[Entries with chart source code]

BEGIN

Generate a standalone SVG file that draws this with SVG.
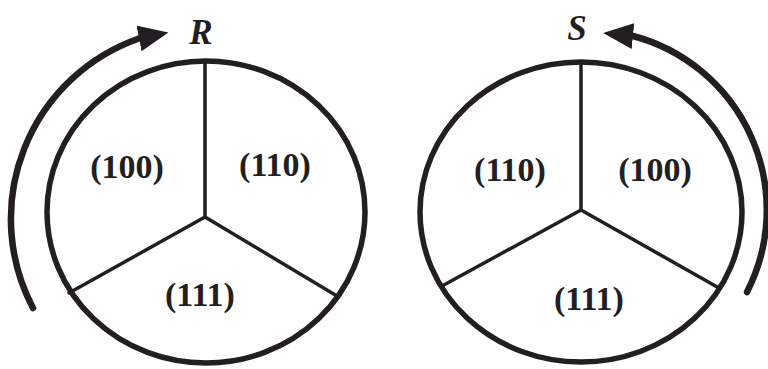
<svg xmlns="http://www.w3.org/2000/svg" width="768" height="369" viewBox="0 0 768 369">
  <defs>
    <style>
      .rim { fill: none; stroke: #221e22; stroke-width: 5.5; }
      .spoke { fill: none; stroke: #221e22; stroke-width: 3.5; stroke-linecap: round; }
      .arc { fill: none; stroke: #221e22; stroke-width: 6.5; stroke-linecap: round; }
      .lbl { font-family: "Liberation Serif", "Times New Roman", serif; font-weight: bold; font-size: 34px; fill: #221e22; text-anchor: middle; }
      .sym { font-family: "Liberation Serif", "Times New Roman", serif; font-weight: bold; font-style: italic; font-size: 35px; fill: #221e22; text-anchor: middle; }
    </style>
    <marker id="head" markerUnits="userSpaceOnUse" markerWidth="32" markerHeight="26" refX="2" refY="13" orient="auto">
      <path d="M0,0 L30,13 L0,26 z" fill="#221e22"/>
    </marker>
  </defs>
  <rect width="768" height="369" fill="#ffffff"/>

  <g id="node-R">
    <ellipse class="rim" cx="206" cy="212" rx="159" ry="151"/>
    <path class="spoke" d="M205,217 L205,61 M205,217 L69,293 M205,217 L337,296"/>
    <text class="lbl" x="127" y="178">(100)</text>
    <text class="lbl" x="275" y="176">(110)</text>
    <text class="lbl" x="200" y="306">(111)</text>
  </g>

  <g id="node-S">
    <ellipse class="rim" cx="581" cy="212" rx="161" ry="150"/>
    <path class="spoke" d="M581,210 L581,63 M581,210 L442,286 M581,210 L719,288"/>
    <text class="lbl" x="510" y="181">(110)</text>
    <text class="lbl" x="655" y="181">(100)</text>
    <text class="lbl" x="589" y="310">(111)</text>
  </g>

  <g id="connectors">
    <path class="arc" d="M33,308 A191,191 0 0 1 139,38.5 L141,38.1" marker-end="url(#head)"/>
    <path class="arc" d="M747,292 A180,180 0 0 0 633,36 L631,35.8" marker-end="url(#head)"/>
  </g>

  <g id="labels">
    <text class="sym" x="201" y="44">R</text>
    <text class="sym" x="577" y="40">S</text>
  </g>
</svg>
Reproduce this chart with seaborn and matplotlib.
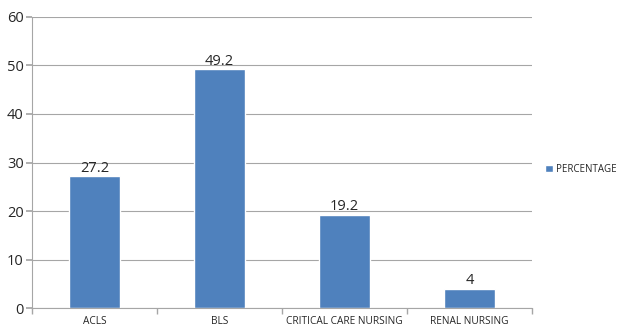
import matplotlib
matplotlib.use("Agg")
import matplotlib.pyplot as plt
import seaborn as sns
import pandas as pd

categories = ["ACLS", "BLS", "CRITICAL CARE NURSING", "RENAL NURSING"]
percentage = [27.2, 49.2, 19.2, 4]
value_labels = ["27.2", "49.2", "19.2", "4"]
series_name = "PERCENTAGE"

df = pd.DataFrame({"cat": categories, "val": percentage, "series": series_name})

sns.set_theme(style="white")
plt.rcParams['font.family'] = ['Open Sans', 'DejaVu Sans']

fig = plt.figure(figsize=(6.17, 3.26), dpi=100)
ax = fig.add_axes([0.052, 0.055, 0.81, 0.893])
color = "#4F81BD"
sns.barplot(data=df, x="cat", y="val", hue="series", palette=[color],
            width=0.41, ax=ax, legend=False, saturation=1)

ax.set_ylim(0, 60)
ax.set_yticks(range(0, 61, 10))
ax.set_xlim(-0.5, 3.5)
ax.yaxis.grid(True, color="#A6A6A6", linewidth=0.8)
ax.set_axisbelow(True)
for s in ["top", "right"]:
    ax.spines[s].set_visible(False)
for s in ["left", "bottom"]:
    ax.spines[s].set_color("#A6A6A6")
    ax.spines[s].set_linewidth(0.8)
ax.set_xlabel("")
ax.set_ylabel("")
ax.tick_params(axis="y", labelsize=10.5, length=4, color="#A6A6A6", left=True, pad=2)
ax.set_xticks(range(len(categories)))
ax.set_xticklabels(categories, fontsize=7.3)
ax.tick_params(axis="x", length=0, pad=6)
# category boundary tick marks
ax.set_xticks([-0.5, 0.5, 1.5, 2.5, 3.5], minor=True)
ax.tick_params(axis="x", which="minor", length=4, color="#A6A6A6", bottom=True)

for p, lab in zip(ax.patches, value_labels):
    ax.text(p.get_x() + p.get_width() / 2, p.get_height() + 0.1, lab,
            ha="center", va="bottom", fontsize=10.5)

from matplotlib.patches import Patch
fig.legend(handles=[Patch(facecolor=color, label=series_name)],
           loc="center left", bbox_to_anchor=(0.884, 0.48), frameon=False,
           borderpad=0, borderaxespad=0,
           fontsize=7, handlelength=0.8, handleheight=0.8, handletextpad=0.25)

fig.savefig("out.png", dpi=100)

END

Exercise directions:
Leave out the pictures and copy every record above exactly.

Exercise answer:
Generate a standalone SVG file that draws this with SVG.
<svg xmlns="http://www.w3.org/2000/svg" width="768" height="369" viewBox="0 0 768 369">
  <defs>
    <style>
      .rim { fill: none; stroke: #221e22; stroke-width: 5.5; }
      .spoke { fill: none; stroke: #221e22; stroke-width: 3.5; stroke-linecap: round; }
      .arc { fill: none; stroke: #221e22; stroke-width: 6.5; stroke-linecap: round; }
      .lbl { font-family: "Liberation Serif", "Times New Roman", serif; font-weight: bold; font-size: 34px; fill: #221e22; text-anchor: middle; }
      .sym { font-family: "Liberation Serif", "Times New Roman", serif; font-weight: bold; font-style: italic; font-size: 35px; fill: #221e22; text-anchor: middle; }
    </style>
    <marker id="head" markerUnits="userSpaceOnUse" markerWidth="32" markerHeight="26" refX="2" refY="13" orient="auto">
      <path d="M0,0 L30,13 L0,26 z" fill="#221e22"/>
    </marker>
  </defs>
  <rect width="768" height="369" fill="#ffffff"/>

  <g id="node-R">
    <ellipse class="rim" cx="206" cy="212" rx="159" ry="151"/>
    <path class="spoke" d="M205,217 L205,61 M205,217 L69,293 M205,217 L337,296"/>
    <text class="lbl" x="127" y="178">(100)</text>
    <text class="lbl" x="275" y="176">(110)</text>
    <text class="lbl" x="200" y="306">(111)</text>
  </g>

  <g id="node-S">
    <ellipse class="rim" cx="581" cy="212" rx="161" ry="150"/>
    <path class="spoke" d="M581,210 L581,63 M581,210 L442,286 M581,210 L719,288"/>
    <text class="lbl" x="510" y="181">(110)</text>
    <text class="lbl" x="655" y="181">(100)</text>
    <text class="lbl" x="589" y="310">(111)</text>
  </g>

  <g id="connectors">
    <path class="arc" d="M33,308 A191,191 0 0 1 139,38.5 L141,38.1" marker-end="url(#head)"/>
    <path class="arc" d="M747,292 A180,180 0 0 0 633,36 L631,35.8" marker-end="url(#head)"/>
  </g>

  <g id="labels">
    <text class="sym" x="201" y="44">R</text>
    <text class="sym" x="577" y="40">S</text>
  </g>
</svg>
Reproduce this chart with seaborn and matplotlib.
import matplotlib
matplotlib.use("Agg")
import matplotlib.pyplot as plt
import seaborn as sns
import pandas as pd

categories = ["ACLS", "BLS", "CRITICAL CARE NURSING", "RENAL NURSING"]
percentage = [27.2, 49.2, 19.2, 4]
value_labels = ["27.2", "49.2", "19.2", "4"]
series_name = "PERCENTAGE"

df = pd.DataFrame({"cat": categories, "val": percentage, "series": series_name})

sns.set_theme(style="white")
plt.rcParams['font.family'] = ['Open Sans', 'DejaVu Sans']

fig = plt.figure(figsize=(6.17, 3.26), dpi=100)
ax = fig.add_axes([0.052, 0.055, 0.81, 0.893])
color = "#4F81BD"
sns.barplot(data=df, x="cat", y="val", hue="series", palette=[color],
            width=0.41, ax=ax, legend=False, saturation=1)

ax.set_ylim(0, 60)
ax.set_yticks(range(0, 61, 10))
ax.set_xlim(-0.5, 3.5)
ax.yaxis.grid(True, color="#A6A6A6", linewidth=0.8)
ax.set_axisbelow(True)
for s in ["top", "right"]:
    ax.spines[s].set_visible(False)
for s in ["left", "bottom"]:
    ax.spines[s].set_color("#A6A6A6")
    ax.spines[s].set_linewidth(0.8)
ax.set_xlabel("")
ax.set_ylabel("")
ax.tick_params(axis="y", labelsize=10.5, length=4, color="#A6A6A6", left=True, pad=2)
ax.set_xticks(range(len(categories)))
ax.set_xticklabels(categories, fontsize=7.3)
ax.tick_params(axis="x", length=0, pad=6)
# category boundary tick marks
ax.set_xticks([-0.5, 0.5, 1.5, 2.5, 3.5], minor=True)
ax.tick_params(axis="x", which="minor", length=4, color="#A6A6A6", bottom=True)

for p, lab in zip(ax.patches, value_labels):
    ax.text(p.get_x() + p.get_width() / 2, p.get_height() + 0.1, lab,
            ha="center", va="bottom", fontsize=10.5)

from matplotlib.patches import Patch
fig.legend(handles=[Patch(facecolor=color, label=series_name)],
           loc="center left", bbox_to_anchor=(0.884, 0.48), frameon=False,
           borderpad=0, borderaxespad=0,
           fontsize=7, handlelength=0.8, handleheight=0.8, handletextpad=0.25)

fig.savefig("out.png", dpi=100)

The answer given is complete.